News media introduced Omura as a man working for others.
Stories about his family in a local city in central Japan, his determination in
chemistry after he taught in evening high school, or sincere interest in
microbes were commonly disclosed. Grabbing an opportunity for raising his
declining supporting rate, Prime Minister Shinzo Abe made a telephone call to
Omura, congratulating him with nationalistic words of “I’m really proud of you
as a Japanese.”
The enthusiasm did not end in a day.

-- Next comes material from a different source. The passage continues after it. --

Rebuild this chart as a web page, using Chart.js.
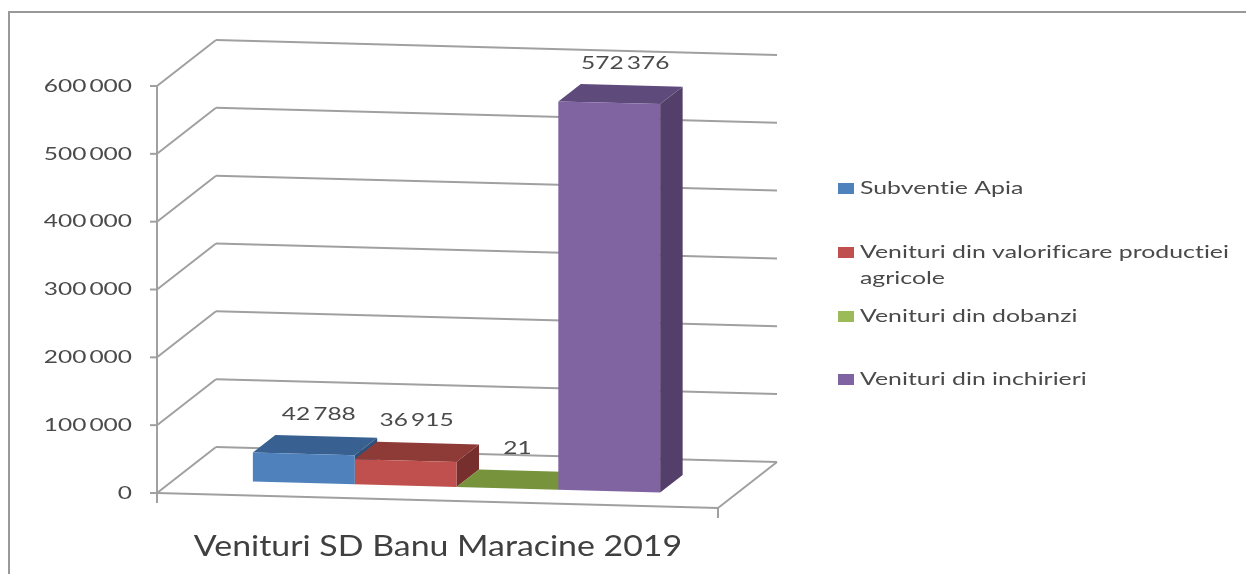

On Tuesday, the second
day of Nobel Prize Week, Royal Swedish Academy of Sciences announced that Nobel
Prize in Physics went to Takaaki Kajita, President of Institute of Cosmic Rays
Research in Tokyo University, who found mass of neutrinos. “Neutrino study in
Japan that challenged mystery in the space won the supreme honor,” praised
Asahi Shimbun.
Following the study of Masatoshi Koshiba, a recipient of the
same prize in 2002, Kajita discovered transformation of neutrino in a
laboratory named Super Kamiokande in late 1990s. The finding was interpreted as
a great step to understand why materials existed in the space. “It is not
useful immediately, but extending horizon of humankind,” told Kajita in his
press conference.
The Japanese like to congratulate people who are respected
in international society. In sports, Ichiro Suzuki and Kei Nishikori are heroes
who appealed great skill of the Japanese. Nobel Prize is one of the greatest
events in which Japanese sentiment on its ethnic supremacy, flourished in
wartime Japan, could be fulfilled. But as long as seeing recent tendency of
political consideration appeared in Nobel Peace Prize to Barack Obama,
authority of the prize cannot be said as absolute.